> STORED DATA:
:::::
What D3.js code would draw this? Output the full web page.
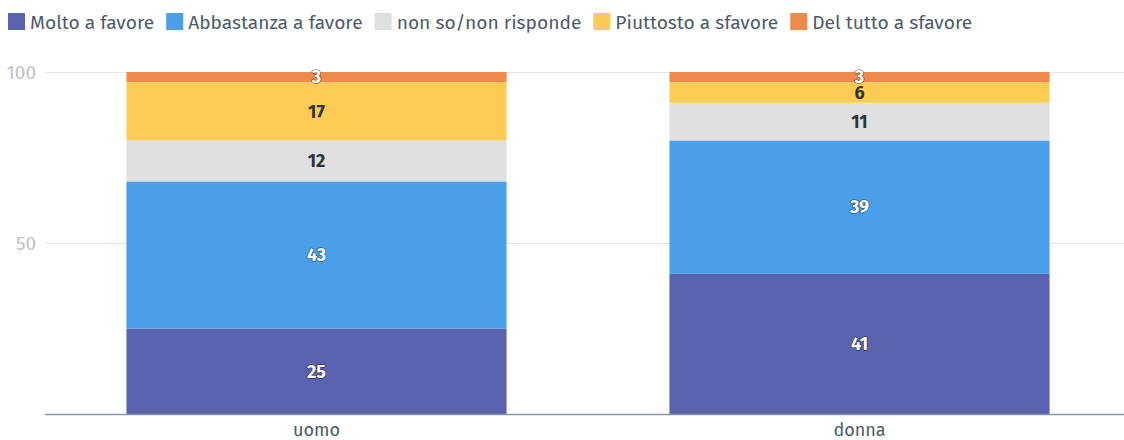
<!DOCTYPE html>
<html>
<head>
<meta charset="utf-8">
<script src="https://cdn.jsdelivr.net/npm/d3@7"></script>
<style>
  body { margin: 0; background: #fff; }
  svg { font-family: "Fira Sans", "Noto Sans", sans-serif; display: block; }
</style>
</head>
<body>
<div id="app"></div>
<script>
const categories = ['uomo', 'donna']
const seriesNames = ['Molto a favore', 'Abbastanza a favore', 'non so/non risponde', 'Piuttosto a sfavore', 'Del tutto a sfavore']
const molto = [25, 41]
const abbastanza = [43, 39]
const nonSo = [12, 11]
const piuttosto = [17, 6]
const delTutto = [3, 3]
const yTicks = [50, 100]

const colors = ['#5b63b1', '#4a9fe8', '#e0e0e0', '#fdcc55', '#ef8a4d']
const lightText = [false, false, true, true, false]

const w = 1124, h = 440
const padLeft = 45, padBottom = 414, padTop = 72

const svg = d3.select('#app').append('svg')
  .attr('width', w)
  .attr('height', h)

// build rows for the stack
const values = [molto, abbastanza, nonSo, piuttosto, delTutto]
const rows = categories.map((c, i) => {
  const r = { cat: c }
  seriesNames.forEach((s, j) => { r[s] = values[j][i] })
  return r
})
const stacked = d3.stack().keys(seriesNames)(rows)

const x = d3.scaleBand()
  .domain(categories)
  .range([padLeft, 1131])
  .paddingInner(0.3)
  .paddingOuter(0.15)

const y = d3.scaleLinear()
  .domain([0, 100])
  .range([padBottom, padTop])

// grid + y labels
svg.append('g').selectAll('line')
  .data(yTicks)
  .enter().append('line')
  .attr('x1', padLeft).attr('x2', w)
  .attr('y1', d => y(d) + 0.5).attr('y2', d => y(d) + 0.5)
  .attr('stroke', '#e6e6e6')

svg.append('g').selectAll('text')
  .data(yTicks)
  .enter().append('text')
  .attr('x', 36)
  .attr('y', d => y(d))
  .attr('dy', '0.35em')
  .attr('text-anchor', 'end')
  .attr('fill', '#c2c2c2')
  .style('font-size', '19px')
  .text(d => d)

// bars
const layers = svg.append('g').selectAll('g')
  .data(stacked)
  .enter().append('g')
  .attr('fill', (d, i) => colors[i])

layers.selectAll('rect')
  .data(d => d)
  .enter().append('rect')
  .attr('x', d => x(d.data.cat))
  .attr('y', d => y(d[1]))
  .attr('width', x.bandwidth())
  .attr('height', d => y(d[0]) - y(d[1]))

// value labels
stacked.forEach((layer, i) => {
  const g = svg.append('g')
  layer.forEach(d => {
    const cx = x(d.data.cat) + x.bandwidth() / 2
    const cy = y((d[0] + d[1]) / 2)
    const t = g.append('text')
      .attr('x', cx)
      .attr('y', cy)
      .attr('dy', '0.35em')
      .attr('text-anchor', 'middle')
      .style('font-size', '18px')
      .style('font-weight', 'bold')
      .text(d[1] - d[0])
    if (lightText[i]) {
      t.attr('fill', '#333')
    } else {
      t.attr('fill', '#fff')
        .attr('stroke', 'rgba(0,0,0,0.45)')
        .attr('stroke-width', 1.6)
        .attr('paint-order', 'stroke')
        .attr('stroke-linejoin', 'round')
    }
  })
})

// x axis line
svg.append('line')
  .attr('x1', padLeft).attr('x2', w)
  .attr('y1', padBottom + 0.5).attr('y2', padBottom + 0.5)
  .attr('stroke', '#8797a5')
  .attr('stroke-width', 1.5)

svg.append('g').selectAll('text')
  .data(categories)
  .enter().append('text')
  .attr('x', d => x(d) + x.bandwidth() / 2)
  .attr('y', 430)
  .attr('dy', '0.35em')
  .attr('text-anchor', 'middle')
  .attr('fill', '#4c5b6b')
  .style('font-size', '18px')
  .text(d => d)

// legend
const legend = svg.append('g')
let lx = 8
seriesNames.forEach((s, i) => {
  legend.append('rect')
    .attr('x', lx).attr('y', 13)
    .attr('width', 17).attr('height', 17)
    .attr('fill', colors[i])
  const t = legend.append('text')
    .attr('x', lx + 22)
    .attr('y', 22)
    .attr('dy', '0.35em')
    .attr('fill', '#4c5b6b')
    .style('font-size', '19.2px')
    .text(s)
  lx += 22 + t.node().getComputedTextLength() + 12
})
</script>
</body>
</html>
:::::
> TASK DETAILS: Quote all the lines above exactly as given. Do not include the pictures.

> IN RESPONSE:
What D3.js code would draw this? Output the full web page.
<!DOCTYPE html>
<html>
<head>
<meta charset="utf-8">
<script src="https://cdn.jsdelivr.net/npm/d3@7"></script>
<style>
  body { margin: 0; background: #fff; }
  svg { font-family: "Fira Sans", "Noto Sans", sans-serif; display: block; }
</style>
</head>
<body>
<div id="app"></div>
<script>
const categories = ['uomo', 'donna']
const seriesNames = ['Molto a favore', 'Abbastanza a favore', 'non so/non risponde', 'Piuttosto a sfavore', 'Del tutto a sfavore']
const molto = [25, 41]
const abbastanza = [43, 39]
const nonSo = [12, 11]
const piuttosto = [17, 6]
const delTutto = [3, 3]
const yTicks = [50, 100]

const colors = ['#5b63b1', '#4a9fe8', '#e0e0e0', '#fdcc55', '#ef8a4d']
const lightText = [false, false, true, true, false]

const w = 1124, h = 440
const padLeft = 45, padBottom = 414, padTop = 72

const svg = d3.select('#app').append('svg')
  .attr('width', w)
  .attr('height', h)

// build rows for the stack
const values = [molto, abbastanza, nonSo, piuttosto, delTutto]
const rows = categories.map((c, i) => {
  const r = { cat: c }
  seriesNames.forEach((s, j) => { r[s] = values[j][i] })
  return r
})
const stacked = d3.stack().keys(seriesNames)(rows)

const x = d3.scaleBand()
  .domain(categories)
  .range([padLeft, 1131])
  .paddingInner(0.3)
  .paddingOuter(0.15)

const y = d3.scaleLinear()
  .domain([0, 100])
  .range([padBottom, padTop])

// grid + y labels
svg.append('g').selectAll('line')
  .data(yTicks)
  .enter().append('line')
  .attr('x1', padLeft).attr('x2', w)
  .attr('y1', d => y(d) + 0.5).attr('y2', d => y(d) + 0.5)
  .attr('stroke', '#e6e6e6')

svg.append('g').selectAll('text')
  .data(yTicks)
  .enter().append('text')
  .attr('x', 36)
  .attr('y', d => y(d))
  .attr('dy', '0.35em')
  .attr('text-anchor', 'end')
  .attr('fill', '#c2c2c2')
  .style('font-size', '19px')
  .text(d => d)

// bars
const layers = svg.append('g').selectAll('g')
  .data(stacked)
  .enter().append('g')
  .attr('fill', (d, i) => colors[i])

layers.selectAll('rect')
  .data(d => d)
  .enter().append('rect')
  .attr('x', d => x(d.data.cat))
  .attr('y', d => y(d[1]))
  .attr('width', x.bandwidth())
  .attr('height', d => y(d[0]) - y(d[1]))

// value labels
stacked.forEach((layer, i) => {
  const g = svg.append('g')
  layer.forEach(d => {
    const cx = x(d.data.cat) + x.bandwidth() / 2
    const cy = y((d[0] + d[1]) / 2)
    const t = g.append('text')
      .attr('x', cx)
      .attr('y', cy)
      .attr('dy', '0.35em')
      .attr('text-anchor', 'middle')
      .style('font-size', '18px')
      .style('font-weight', 'bold')
      .text(d[1] - d[0])
    if (lightText[i]) {
      t.attr('fill', '#333')
    } else {
      t.attr('fill', '#fff')
        .attr('stroke', 'rgba(0,0,0,0.45)')
        .attr('stroke-width', 1.6)
        .attr('paint-order', 'stroke')
        .attr('stroke-linejoin', 'round')
    }
  })
})

// x axis line
svg.append('line')
  .attr('x1', padLeft).attr('x2', w)
  .attr('y1', padBottom + 0.5).attr('y2', padBottom + 0.5)
  .attr('stroke', '#8797a5')
  .attr('stroke-width', 1.5)

svg.append('g').selectAll('text')
  .data(categories)
  .enter().append('text')
  .attr('x', d => x(d) + x.bandwidth() / 2)
  .attr('y', 430)
  .attr('dy', '0.35em')
  .attr('text-anchor', 'middle')
  .attr('fill', '#4c5b6b')
  .style('font-size', '18px')
  .text(d => d)

// legend
const legend = svg.append('g')
let lx = 8
seriesNames.forEach((s, i) => {
  legend.append('rect')
    .attr('x', lx).attr('y', 13)
    .attr('width', 17).attr('height', 17)
    .attr('fill', colors[i])
  const t = legend.append('text')
    .attr('x', lx + 22)
    .attr('y', 22)
    .attr('dy', '0.35em')
    .attr('fill', '#4c5b6b')
    .style('font-size', '19.2px')
    .text(s)
  lx += 22 + t.node().getComputedTextLength() + 12
})
</script>
</body>
</html>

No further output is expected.